Phillips is the only candidate to have served as a councillor, from 1994 to 2000.
He used his opening statement to recall his childhood growing up as one in a family of eight sisters and brothers (including one who had cerebral palsy) and emphasized the need to support one another.
Those themes came forward as they answered questions prepared by the chamber and submitted by the audience. They were asked by moderator Larry Bagnell, the Yukon’s former Liberal MP.
They were asked to rate in order of importance property tax, sustainable development, affordable housing and transit.
Curtis and Howell said that while they would speak to each issue, they couldn’t put them in an order of importance.
As Howell noted, the city has to work on issues concurrently. Curtis said all of the issues are important.

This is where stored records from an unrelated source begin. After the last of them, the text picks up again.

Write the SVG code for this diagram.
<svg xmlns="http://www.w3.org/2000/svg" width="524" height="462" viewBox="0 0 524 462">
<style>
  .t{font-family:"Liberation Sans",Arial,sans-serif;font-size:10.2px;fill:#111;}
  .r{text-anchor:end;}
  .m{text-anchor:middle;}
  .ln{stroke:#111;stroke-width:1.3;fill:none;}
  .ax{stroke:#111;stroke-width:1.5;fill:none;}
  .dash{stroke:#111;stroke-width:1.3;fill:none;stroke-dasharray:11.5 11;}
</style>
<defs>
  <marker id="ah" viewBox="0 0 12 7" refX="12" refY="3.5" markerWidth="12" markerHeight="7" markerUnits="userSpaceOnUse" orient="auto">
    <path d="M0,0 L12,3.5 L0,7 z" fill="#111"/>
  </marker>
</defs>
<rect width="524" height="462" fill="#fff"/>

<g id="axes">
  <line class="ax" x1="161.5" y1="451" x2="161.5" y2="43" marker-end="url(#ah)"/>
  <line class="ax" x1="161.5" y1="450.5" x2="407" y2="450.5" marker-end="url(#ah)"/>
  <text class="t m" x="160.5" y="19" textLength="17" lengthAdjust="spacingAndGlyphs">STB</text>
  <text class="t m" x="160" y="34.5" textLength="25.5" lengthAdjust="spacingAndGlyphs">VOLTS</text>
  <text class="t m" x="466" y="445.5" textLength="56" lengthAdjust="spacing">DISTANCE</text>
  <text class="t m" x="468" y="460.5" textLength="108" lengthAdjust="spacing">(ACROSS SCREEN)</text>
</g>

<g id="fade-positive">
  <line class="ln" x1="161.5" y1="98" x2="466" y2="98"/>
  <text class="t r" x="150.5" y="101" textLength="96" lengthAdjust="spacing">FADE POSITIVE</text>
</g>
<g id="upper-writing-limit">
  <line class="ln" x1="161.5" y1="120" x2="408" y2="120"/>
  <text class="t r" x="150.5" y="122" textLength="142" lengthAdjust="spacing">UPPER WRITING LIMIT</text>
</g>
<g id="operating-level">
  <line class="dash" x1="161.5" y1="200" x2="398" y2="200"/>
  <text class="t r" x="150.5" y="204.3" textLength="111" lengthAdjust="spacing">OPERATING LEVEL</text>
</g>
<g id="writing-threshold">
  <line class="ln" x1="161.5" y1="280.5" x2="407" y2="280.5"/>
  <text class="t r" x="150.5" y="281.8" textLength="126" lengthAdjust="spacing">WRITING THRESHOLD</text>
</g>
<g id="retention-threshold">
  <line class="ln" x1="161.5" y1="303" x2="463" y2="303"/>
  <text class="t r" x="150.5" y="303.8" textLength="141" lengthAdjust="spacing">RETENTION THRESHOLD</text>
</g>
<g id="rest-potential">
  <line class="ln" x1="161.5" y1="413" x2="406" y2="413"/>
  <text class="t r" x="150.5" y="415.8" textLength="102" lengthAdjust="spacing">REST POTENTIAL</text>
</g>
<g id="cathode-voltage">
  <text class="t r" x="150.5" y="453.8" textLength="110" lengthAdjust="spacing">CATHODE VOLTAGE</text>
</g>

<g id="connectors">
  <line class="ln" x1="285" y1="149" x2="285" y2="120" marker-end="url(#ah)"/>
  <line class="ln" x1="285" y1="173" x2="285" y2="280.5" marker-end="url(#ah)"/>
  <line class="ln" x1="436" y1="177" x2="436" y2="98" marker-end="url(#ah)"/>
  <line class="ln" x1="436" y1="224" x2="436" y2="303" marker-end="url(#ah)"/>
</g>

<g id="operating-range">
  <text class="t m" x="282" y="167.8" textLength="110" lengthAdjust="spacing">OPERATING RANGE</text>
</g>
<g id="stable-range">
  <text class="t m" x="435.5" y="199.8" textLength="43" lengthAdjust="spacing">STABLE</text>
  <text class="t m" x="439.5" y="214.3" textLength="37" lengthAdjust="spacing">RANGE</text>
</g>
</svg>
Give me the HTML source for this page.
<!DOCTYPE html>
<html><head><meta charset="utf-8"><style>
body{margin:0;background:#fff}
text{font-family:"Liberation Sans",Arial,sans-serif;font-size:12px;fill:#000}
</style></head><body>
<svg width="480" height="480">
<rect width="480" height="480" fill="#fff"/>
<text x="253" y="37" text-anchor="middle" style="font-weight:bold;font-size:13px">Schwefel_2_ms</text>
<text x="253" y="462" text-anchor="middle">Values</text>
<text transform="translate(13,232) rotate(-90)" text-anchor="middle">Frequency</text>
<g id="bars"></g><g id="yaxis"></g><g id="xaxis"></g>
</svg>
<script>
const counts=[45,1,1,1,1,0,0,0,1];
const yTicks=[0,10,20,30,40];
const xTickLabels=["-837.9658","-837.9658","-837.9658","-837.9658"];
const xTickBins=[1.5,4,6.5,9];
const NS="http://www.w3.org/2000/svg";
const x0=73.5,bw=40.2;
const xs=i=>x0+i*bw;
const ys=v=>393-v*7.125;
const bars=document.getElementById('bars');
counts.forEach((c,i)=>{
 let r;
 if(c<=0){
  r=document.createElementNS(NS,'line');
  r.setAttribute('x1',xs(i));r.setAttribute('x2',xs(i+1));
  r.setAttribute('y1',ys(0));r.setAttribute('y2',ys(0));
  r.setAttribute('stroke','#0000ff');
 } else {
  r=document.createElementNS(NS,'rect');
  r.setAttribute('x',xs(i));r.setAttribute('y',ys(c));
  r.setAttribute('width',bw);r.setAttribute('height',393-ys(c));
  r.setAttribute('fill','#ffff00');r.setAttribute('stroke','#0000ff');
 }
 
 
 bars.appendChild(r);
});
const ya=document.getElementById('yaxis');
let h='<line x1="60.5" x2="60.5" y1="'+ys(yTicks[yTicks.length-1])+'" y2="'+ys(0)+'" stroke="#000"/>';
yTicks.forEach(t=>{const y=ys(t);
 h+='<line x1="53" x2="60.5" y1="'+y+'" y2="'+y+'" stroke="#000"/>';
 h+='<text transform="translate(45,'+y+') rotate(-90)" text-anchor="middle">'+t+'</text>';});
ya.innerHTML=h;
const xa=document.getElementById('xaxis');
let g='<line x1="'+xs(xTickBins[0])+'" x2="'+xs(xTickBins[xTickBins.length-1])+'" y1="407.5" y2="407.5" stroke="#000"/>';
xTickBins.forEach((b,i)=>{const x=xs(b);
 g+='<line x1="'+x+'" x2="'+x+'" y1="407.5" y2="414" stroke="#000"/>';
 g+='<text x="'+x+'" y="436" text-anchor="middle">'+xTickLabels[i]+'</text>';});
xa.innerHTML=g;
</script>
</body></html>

The three other candidates each had a different priority at the top, though all put transit at the bottom, with Karp first outlining his first priority as affordable housing.
He then identified property tax and sustainable development as equally important, with transit at the end.
Phillips put sustainable development at the top of the list, followed by property taxes, affordable housing and transit.
Finally, Sidhu argued that property taxes are the top issue, with affordable housing being next in line.
Sustainable development was next, with transit at the end.
Housing, land use and city services continued to come up throughout the forum.
Curtis and Howell suggested there is enough land available and enough development plans underway to accommodate the city’s needs.
Karp took another stance, arguing that with the mining sector in the territory expanding, there will be a lot of job opportunities in Whitehorse. The city needs to prepare for the future, he said.
Phillips, meanwhile, noted he’s been asked by a number of country residential residents about being able to subdivide their lots to create additional properties.
Sidhu pointed to his “obvious” agreement in the development of the former tank farm going ahead, given that his father owns the property. He also suggested development should happen downtown.
Like Sidhu, the other candidates also noted the benefits that would come from remediating the contaminated soil of the former tank farm, then developing it for homes.
Howell was the only candidate to appear apprehensive about the proposed remediation.
He argued that Hillcrest residents, who live near the site, have valid concerns about it, though they do support cleaning up the site.
A number of nearby residents have raised issues with the possibility of noise, dust and traffic in the area should the plans go ahead.
Developers are proposing to dig up the contaminated soil. The city recently reversed its decision to put off second reading of the Official Community Plan (OCP) amendment for the temporary remediation.
It has now gone ahead with second reading, with the OCP change now going to the territorial minister for approval before it comes back to the city.
The tank farm is also set to go through the Yukon Environmental and Socio-economic Assessment process, zoning and other permitting procedures.
“This is really serious,” Howell said, noting he will have to see more on the plans before he’s convinced that on-site crushing is a good thing.
Howell was also the only candidate to publicly endorse council candidates.
Each of the five wrapped up their comments again reiterating why they would make the best mayor for the city.
Howell called on voters to vote not only for himself, but also to place an X by the names of incumbent Betty Irwin, Pat Berrel and Jocelyn Curteanu when they cast their ballots.